To make this more obvious, each column group has a list of Affected columns containing the names of all columns targeted by this group. If any columns in this list are also targeted by any column groups higher up the list, then they are shown to be crossed-out because they will be ignored in this instance.

If you have more than one column group, you can move the groups up/down in the list to change the order they will be processed in.

Ignoring incorrect values

In some cases, it's possible to identify low quality/incorrect values. If you specify a Filter column for a column group, then only the records that contain the Filter value in this column will be considered.

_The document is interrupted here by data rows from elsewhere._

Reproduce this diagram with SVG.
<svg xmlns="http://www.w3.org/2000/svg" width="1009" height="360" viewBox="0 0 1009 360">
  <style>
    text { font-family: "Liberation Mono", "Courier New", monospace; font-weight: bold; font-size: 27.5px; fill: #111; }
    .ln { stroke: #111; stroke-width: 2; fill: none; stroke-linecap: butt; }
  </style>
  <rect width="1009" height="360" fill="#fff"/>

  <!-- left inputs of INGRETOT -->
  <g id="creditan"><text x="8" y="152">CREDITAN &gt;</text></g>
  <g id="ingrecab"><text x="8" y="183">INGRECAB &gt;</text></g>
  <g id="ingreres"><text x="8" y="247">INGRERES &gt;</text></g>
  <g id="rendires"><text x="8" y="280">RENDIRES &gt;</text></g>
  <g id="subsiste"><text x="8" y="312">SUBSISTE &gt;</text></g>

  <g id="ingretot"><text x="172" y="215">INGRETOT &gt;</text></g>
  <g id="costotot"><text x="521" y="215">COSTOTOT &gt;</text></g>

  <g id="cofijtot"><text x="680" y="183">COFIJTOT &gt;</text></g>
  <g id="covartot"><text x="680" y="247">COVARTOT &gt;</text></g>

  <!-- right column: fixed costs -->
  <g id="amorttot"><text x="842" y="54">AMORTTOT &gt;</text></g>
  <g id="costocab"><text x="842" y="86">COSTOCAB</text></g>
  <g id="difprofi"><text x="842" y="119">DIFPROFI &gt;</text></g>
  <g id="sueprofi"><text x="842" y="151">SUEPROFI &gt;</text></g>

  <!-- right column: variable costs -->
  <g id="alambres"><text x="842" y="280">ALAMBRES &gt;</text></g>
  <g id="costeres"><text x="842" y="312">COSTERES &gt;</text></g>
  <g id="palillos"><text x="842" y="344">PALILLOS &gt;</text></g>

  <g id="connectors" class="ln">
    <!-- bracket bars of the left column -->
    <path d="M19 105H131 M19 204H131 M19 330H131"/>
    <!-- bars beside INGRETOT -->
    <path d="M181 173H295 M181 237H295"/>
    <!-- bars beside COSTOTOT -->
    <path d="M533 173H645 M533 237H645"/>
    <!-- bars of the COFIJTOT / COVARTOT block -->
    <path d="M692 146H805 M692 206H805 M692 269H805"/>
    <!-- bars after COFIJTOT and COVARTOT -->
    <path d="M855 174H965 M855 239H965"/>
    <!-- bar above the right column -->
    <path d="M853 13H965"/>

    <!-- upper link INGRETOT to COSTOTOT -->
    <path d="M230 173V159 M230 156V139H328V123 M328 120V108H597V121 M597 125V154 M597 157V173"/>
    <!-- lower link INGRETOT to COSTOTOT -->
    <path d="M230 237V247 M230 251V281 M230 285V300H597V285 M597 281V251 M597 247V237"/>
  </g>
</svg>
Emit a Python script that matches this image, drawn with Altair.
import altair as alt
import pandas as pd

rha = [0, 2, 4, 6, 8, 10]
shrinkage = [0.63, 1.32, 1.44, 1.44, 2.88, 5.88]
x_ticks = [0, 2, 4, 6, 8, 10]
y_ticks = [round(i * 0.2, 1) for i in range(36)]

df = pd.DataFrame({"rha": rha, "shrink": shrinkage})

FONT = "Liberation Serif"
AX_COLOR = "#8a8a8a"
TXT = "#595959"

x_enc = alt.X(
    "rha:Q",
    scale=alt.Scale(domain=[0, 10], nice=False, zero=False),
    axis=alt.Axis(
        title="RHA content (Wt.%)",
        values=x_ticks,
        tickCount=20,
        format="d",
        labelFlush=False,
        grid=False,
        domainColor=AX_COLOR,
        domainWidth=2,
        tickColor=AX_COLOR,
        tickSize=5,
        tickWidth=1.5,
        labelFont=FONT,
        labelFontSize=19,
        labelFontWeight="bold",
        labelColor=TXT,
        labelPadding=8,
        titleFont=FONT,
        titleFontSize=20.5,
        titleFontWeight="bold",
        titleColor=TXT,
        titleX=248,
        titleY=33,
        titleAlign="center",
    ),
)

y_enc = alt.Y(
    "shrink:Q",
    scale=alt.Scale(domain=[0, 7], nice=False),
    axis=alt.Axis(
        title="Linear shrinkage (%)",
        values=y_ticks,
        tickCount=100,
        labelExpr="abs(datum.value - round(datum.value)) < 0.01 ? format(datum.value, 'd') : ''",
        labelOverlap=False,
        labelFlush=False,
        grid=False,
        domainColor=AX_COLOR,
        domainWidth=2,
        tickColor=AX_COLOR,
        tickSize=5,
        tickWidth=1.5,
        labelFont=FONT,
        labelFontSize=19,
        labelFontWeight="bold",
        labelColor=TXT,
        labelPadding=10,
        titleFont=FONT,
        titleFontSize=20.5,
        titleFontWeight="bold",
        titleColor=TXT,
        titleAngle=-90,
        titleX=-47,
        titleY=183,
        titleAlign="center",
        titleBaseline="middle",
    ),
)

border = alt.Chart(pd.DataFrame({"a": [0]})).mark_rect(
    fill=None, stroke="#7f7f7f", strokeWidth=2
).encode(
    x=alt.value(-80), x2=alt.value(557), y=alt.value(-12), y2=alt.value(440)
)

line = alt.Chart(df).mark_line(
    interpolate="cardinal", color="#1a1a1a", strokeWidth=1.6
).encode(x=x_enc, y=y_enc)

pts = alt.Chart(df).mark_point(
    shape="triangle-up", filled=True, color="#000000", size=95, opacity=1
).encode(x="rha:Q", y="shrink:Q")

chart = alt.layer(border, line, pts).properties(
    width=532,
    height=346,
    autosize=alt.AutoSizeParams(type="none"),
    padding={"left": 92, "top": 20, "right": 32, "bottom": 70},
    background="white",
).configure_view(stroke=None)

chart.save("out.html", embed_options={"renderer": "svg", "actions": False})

For example, you may have an email column in your data but want to make sure that no invalid emails make it into your 'surviving' record. To achieve this, you would need to create a column that dictates whether the email is valid or not (see the Validate emails step). Then a column group containing just the ‘Email’ column could select the ‘Is Valid Email’ column as the filter column, and the filter value would be true. The resulting harmonization would ignore any values from the ‘Email’ column where the ‘Is Valid Email’ column does not contain true, so all emails in the output are valid. This is used in situations where you would rather have no email address than an invalid one. Filter columns are applied before the prioritization process takes place (so, for example, the ‘most common’ priority rule would only count occurrences of valid emails, and ignore all invalid emails).

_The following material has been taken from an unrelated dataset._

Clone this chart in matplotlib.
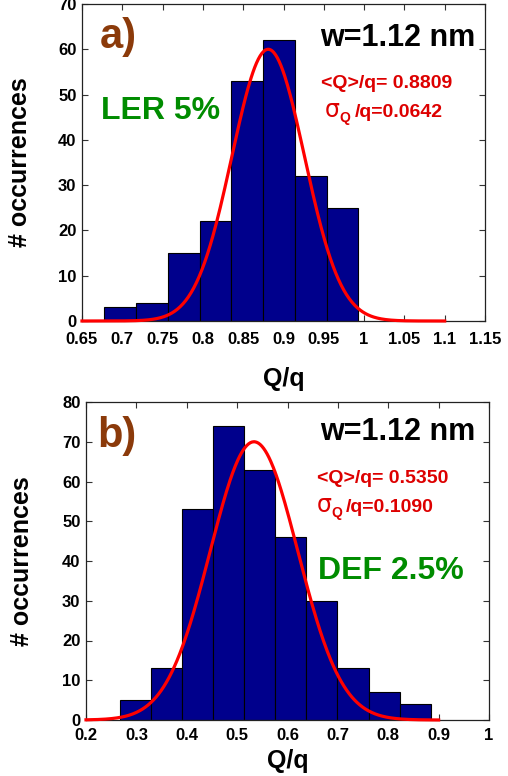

Another situation where Filter Columns are useful is where a source system outputs an ‘inactive’ or ‘do not use’ flag against legacy or outdated records, where you may want to avoid using such data in some or all fields.

If you want to apply more complex criteria when deciding which values should be ignored by harmonization, it's often easiest to add a Transform step earlier in the workflow, to output a new column indicating whether or not each value should be considered.